His father was part of a Vaudeville minstrel troupe called, Rabbit’s Foot Company.  Jim Jordan taught his son how to play saxophone—having him play alongside his father as a performer.  It was Fat Chappelle who managed the Rabbit’s Foot, and Jim Jordan & son, along with several others who performed the music.

Vaudeville was the main style of entertainment for that era—dating from 1890 to the 1930s.  Vaudeville consists of a sort of situation-comedy form of entertainment which evolved long before television was invented; Loaded with satirical skits and short plays of comedy—buffoonery, horseplay; dance and showmanship accompanied by music. 

Most, if not all, Vaudeville performers were multi-talented (Sammy Davis Jr. for example)—playing several instruments, along with various ways of captivating.  Some performers trained animals—sang—were acrobats, jugglers, comedians, and dancers.  Vaudeville represented a real complete variety show for the people’s amusement.

Live orchestra and big band came before the era of Vaudeville, representing an earlier form of mainstream entertainment.  Big Band originated during the 1910 and so forth.  After the Vaudeville era, came the Golden Age of Radio to amuse the populace.  This consists of drama, suspense, comedy and over-the-air soap operas to amuse the crowd; lasting from 1930 to the 1940s,

When Big Bands also became prominent, radio became interwoven into the daily life of average Americans like television is today—supplying news and entertainment to a nation wrestling with an economic depression and the weight of World War II.

Family members and couples during the Golden Age of Radio were seen gathering around the radio to hear their favorite shows—with actors reading scripts over the air. 

Programming was very different from the radio broadcasting we hear today.  And as well, the skill set of performers and dee jays were different—representing a much more multi-faceted and versatile point of view than what we see today.

Gradually, live Classical music had broken down from full orchestra into Big Band units; which by the 1930s were becoming even smaller units—such as duos, trios, quartets, quintets, sextets—bands to fill-up smaller venues playing Black music (or Race Music), now known as Jazz.

Doo Wop, Rock and Roll or Rhythm and Blues hadn’t been invented yet—and young folks listened and danced to Big Band Orchestras which played Jazz to separate Black and White audiences during the time of segregation.

During the Vaudeville era, while playing clarinet, young Louis Jordan developed an interest in saxophone.  Louis paid for the sax by running errands all over Brinkley.  Before long, Louis Jordan landed his first job while on vacation, playing with the Ruby Tuna Boy Williams’ Belvedere Orchestra at the Green Gables in Hot Springs, Arkansas; at the tender age of 15.

While attending Arkansas Baptist College in Little Rock, Louis Jordan majored in music, while playing on the Arkansas Baptist College Baseball team.  After school, after hours, Louis Jordan performed with Jimmy Pryor’s Serenaders.

Now most of you know that Michael Jackson watched James Brown as an idol in his youth; modeling some of his style after Mr.
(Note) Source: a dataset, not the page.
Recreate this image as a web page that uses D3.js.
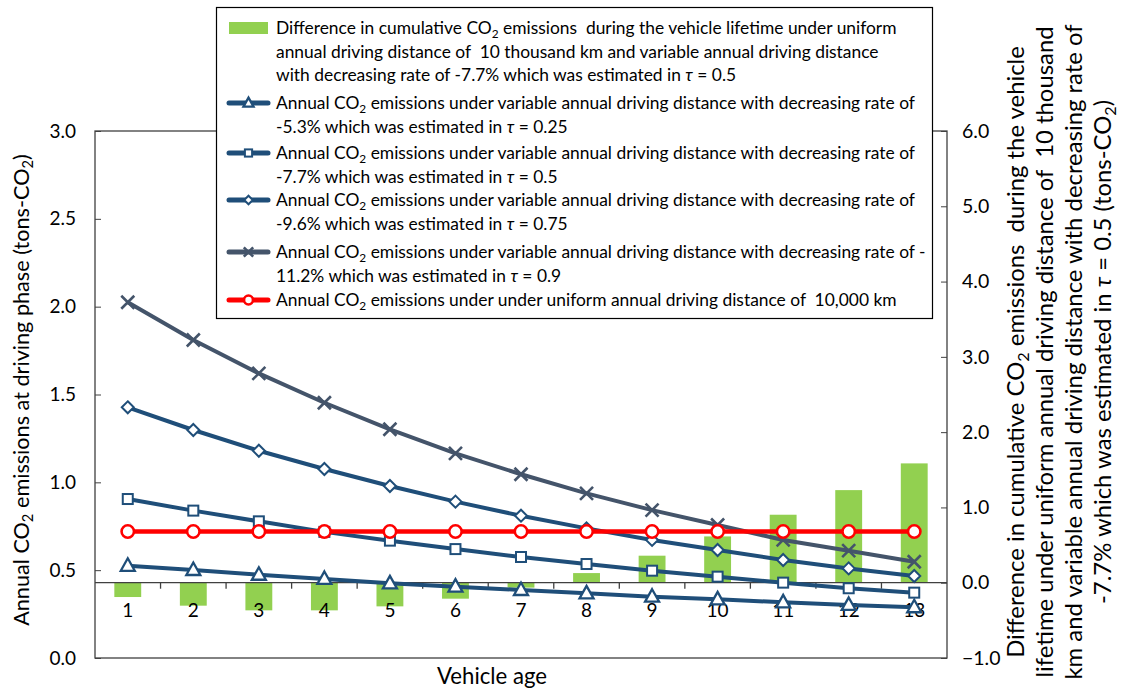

Dynamite.  Well, Mr. Dynamite and Little Richard marveled over Louis Jordan in their youth.  Now this phenomena might be too remote for the music enthusiast of today to know about; but Louis Jordan was the idol of his age. 

Louis Jordan set the standard for the youth as a consummate Black performer for the new types of Black music being ushered in during the earlier years of the 30s, 40s—extending onwards.  And besides being familiar with Vaudeville standards of entertainment and listening to performances on radio—rambling road trips were very useful for Louis’ imagination. 

These trips exposed his ears to New York Jazz, Chicago and New Orleans Jazz, Delta Blues, Big Band and Swing—all while studying his major in music at Arkansas Baptist College.  After which, Louis Jordan moved to Philadelphia to begin his after college career.

When Louis came to Philadelphia in 1930, he worked with trumpeter Charlie Gaines Orchestra, then tuba player Jim Winter Band before going to New York for a recording session with pianist Clarence Williams’s band.  From there, Louis Jordan worked with drummers, Kaiser Marshall and Joe Marshall before linking up with Chick Webb.

Chick Webb, a drummer who led a 13 piece Swing Orchestra took Louis Jordan on board. Chick Webb’s Orchestra featured singer/scat artist Ella Fitzgerald.  Chick employed Jordan as a sideman, singer and frontman/announcer in his band. 

Louis Jordan’s first recording with the orchestra was a song called, “Gee, But You’re Swell.”  And while in Chick’s employ, Louis Jordan honed his skills as a frontman.  Afterwards, Chick Webb, upon learning his talented saxophonist was going to leave the band while taking a few members with him, fired Louis promptly. 

Jordan then moved to New York City and started his own group—originally called the Tympany Four; which then became the Tympany Five.  Tympany Five had a hard driving adaptable Swing sound—labeled as Jump Music or Jump Blues by some—which got the listeners out of their seat jamming to his beat.  Louis’s patented jump and shuffle rhythms were often imitated, but never really duplicated. 

Louis Jordan’s lyrical skills were crisp and humorous, witty and fun.  His showmanship demonstrated that Louis could incorporate anything he had seen and heard—including tuning-up his early Vaudeville years.  With the radio shows of the Golden Age starting to gain momentum, Louis Jordan’s live performances with the Tympany Five were sizzling all over the Harlem club scene; landing the group a record deal with Decca Records.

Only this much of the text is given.